DATA SUPPLIED:
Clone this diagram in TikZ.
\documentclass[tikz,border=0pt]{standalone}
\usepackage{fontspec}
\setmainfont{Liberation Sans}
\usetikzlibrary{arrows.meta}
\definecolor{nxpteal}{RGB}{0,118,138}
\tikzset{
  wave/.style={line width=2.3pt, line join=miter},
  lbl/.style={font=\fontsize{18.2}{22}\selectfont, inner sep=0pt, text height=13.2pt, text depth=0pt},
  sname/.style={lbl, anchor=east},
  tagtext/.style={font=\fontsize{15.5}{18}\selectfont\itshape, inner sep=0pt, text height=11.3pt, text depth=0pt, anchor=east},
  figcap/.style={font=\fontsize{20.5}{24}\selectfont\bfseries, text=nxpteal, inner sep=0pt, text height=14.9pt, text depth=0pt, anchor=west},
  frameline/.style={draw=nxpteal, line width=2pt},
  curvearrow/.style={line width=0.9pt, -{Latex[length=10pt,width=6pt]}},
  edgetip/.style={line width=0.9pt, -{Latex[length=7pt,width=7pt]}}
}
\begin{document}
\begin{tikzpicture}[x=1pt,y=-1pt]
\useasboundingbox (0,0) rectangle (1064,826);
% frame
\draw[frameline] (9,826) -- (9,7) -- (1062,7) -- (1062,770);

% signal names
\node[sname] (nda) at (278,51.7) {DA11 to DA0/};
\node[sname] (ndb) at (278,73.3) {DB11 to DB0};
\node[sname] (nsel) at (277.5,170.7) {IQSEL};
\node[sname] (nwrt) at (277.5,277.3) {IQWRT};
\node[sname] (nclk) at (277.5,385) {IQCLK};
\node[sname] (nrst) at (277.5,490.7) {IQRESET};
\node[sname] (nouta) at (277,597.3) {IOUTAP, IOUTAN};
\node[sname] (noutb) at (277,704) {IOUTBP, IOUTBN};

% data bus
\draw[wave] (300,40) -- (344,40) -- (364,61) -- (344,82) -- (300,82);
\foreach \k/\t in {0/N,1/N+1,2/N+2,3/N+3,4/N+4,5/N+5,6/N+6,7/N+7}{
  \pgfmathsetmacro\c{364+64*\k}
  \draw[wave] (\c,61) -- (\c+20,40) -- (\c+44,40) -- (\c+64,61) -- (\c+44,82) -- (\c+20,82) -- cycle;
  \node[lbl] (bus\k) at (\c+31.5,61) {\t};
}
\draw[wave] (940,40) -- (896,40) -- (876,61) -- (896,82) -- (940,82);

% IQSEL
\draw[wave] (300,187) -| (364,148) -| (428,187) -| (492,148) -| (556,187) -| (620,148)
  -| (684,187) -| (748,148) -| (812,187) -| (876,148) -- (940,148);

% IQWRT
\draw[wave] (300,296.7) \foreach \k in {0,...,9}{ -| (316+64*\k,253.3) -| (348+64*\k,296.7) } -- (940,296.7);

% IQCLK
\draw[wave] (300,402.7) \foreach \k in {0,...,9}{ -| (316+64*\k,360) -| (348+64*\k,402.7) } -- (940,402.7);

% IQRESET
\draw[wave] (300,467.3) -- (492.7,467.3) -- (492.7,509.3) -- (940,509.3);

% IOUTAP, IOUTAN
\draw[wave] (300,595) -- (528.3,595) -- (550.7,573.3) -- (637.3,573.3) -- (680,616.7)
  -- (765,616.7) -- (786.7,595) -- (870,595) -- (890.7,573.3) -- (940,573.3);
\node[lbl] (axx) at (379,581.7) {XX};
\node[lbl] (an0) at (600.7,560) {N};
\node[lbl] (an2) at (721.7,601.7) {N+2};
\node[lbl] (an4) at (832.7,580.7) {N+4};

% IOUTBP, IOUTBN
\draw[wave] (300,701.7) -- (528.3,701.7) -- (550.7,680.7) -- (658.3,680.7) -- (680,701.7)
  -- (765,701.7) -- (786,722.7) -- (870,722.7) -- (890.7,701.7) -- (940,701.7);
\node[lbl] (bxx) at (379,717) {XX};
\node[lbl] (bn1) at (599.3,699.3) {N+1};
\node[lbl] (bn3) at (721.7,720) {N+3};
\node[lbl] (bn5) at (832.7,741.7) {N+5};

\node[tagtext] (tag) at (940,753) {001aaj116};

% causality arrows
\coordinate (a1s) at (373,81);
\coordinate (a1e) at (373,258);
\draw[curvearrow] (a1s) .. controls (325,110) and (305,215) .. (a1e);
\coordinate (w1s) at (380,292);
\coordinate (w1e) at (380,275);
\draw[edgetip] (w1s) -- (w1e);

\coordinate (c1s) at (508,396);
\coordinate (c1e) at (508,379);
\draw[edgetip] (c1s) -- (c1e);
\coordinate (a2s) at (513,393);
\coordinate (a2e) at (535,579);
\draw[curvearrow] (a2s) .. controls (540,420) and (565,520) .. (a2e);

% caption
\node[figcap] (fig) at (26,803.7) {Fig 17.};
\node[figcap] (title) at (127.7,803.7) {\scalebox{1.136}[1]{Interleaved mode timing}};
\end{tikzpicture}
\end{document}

--

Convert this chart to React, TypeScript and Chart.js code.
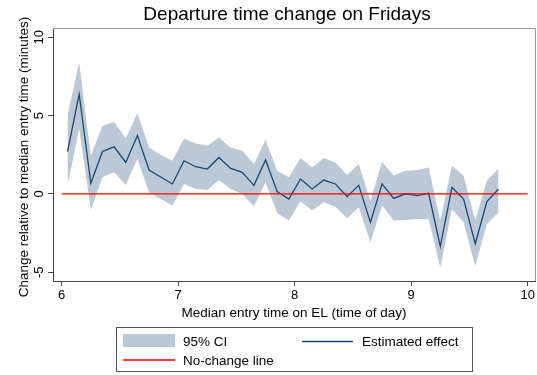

TASK DESCRIPTION:
Your task is to extract exactly the lines starting at the line with "Clone this diagram in TikZ." and ending at the line with "(1062,7) -- (1062,770);", including both ends, and no other lines.

EXPECTED ANSWER:
Clone this diagram in TikZ.
\documentclass[tikz,border=0pt]{standalone}
\usepackage{fontspec}
\setmainfont{Liberation Sans}
\usetikzlibrary{arrows.meta}
\definecolor{nxpteal}{RGB}{0,118,138}
\tikzset{
  wave/.style={line width=2.3pt, line join=miter},
  lbl/.style={font=\fontsize{18.2}{22}\selectfont, inner sep=0pt, text height=13.2pt, text depth=0pt},
  sname/.style={lbl, anchor=east},
  tagtext/.style={font=\fontsize{15.5}{18}\selectfont\itshape, inner sep=0pt, text height=11.3pt, text depth=0pt, anchor=east},
  figcap/.style={font=\fontsize{20.5}{24}\selectfont\bfseries, text=nxpteal, inner sep=0pt, text height=14.9pt, text depth=0pt, anchor=west},
  frameline/.style={draw=nxpteal, line width=2pt},
  curvearrow/.style={line width=0.9pt, -{Latex[length=10pt,width=6pt]}},
  edgetip/.style={line width=0.9pt, -{Latex[length=7pt,width=7pt]}}
}
\begin{document}
\begin{tikzpicture}[x=1pt,y=-1pt]
\useasboundingbox (0,0) rectangle (1064,826);
% frame
\draw[frameline] (9,826) -- (9,7) -- (1062,7) -- (1062,770);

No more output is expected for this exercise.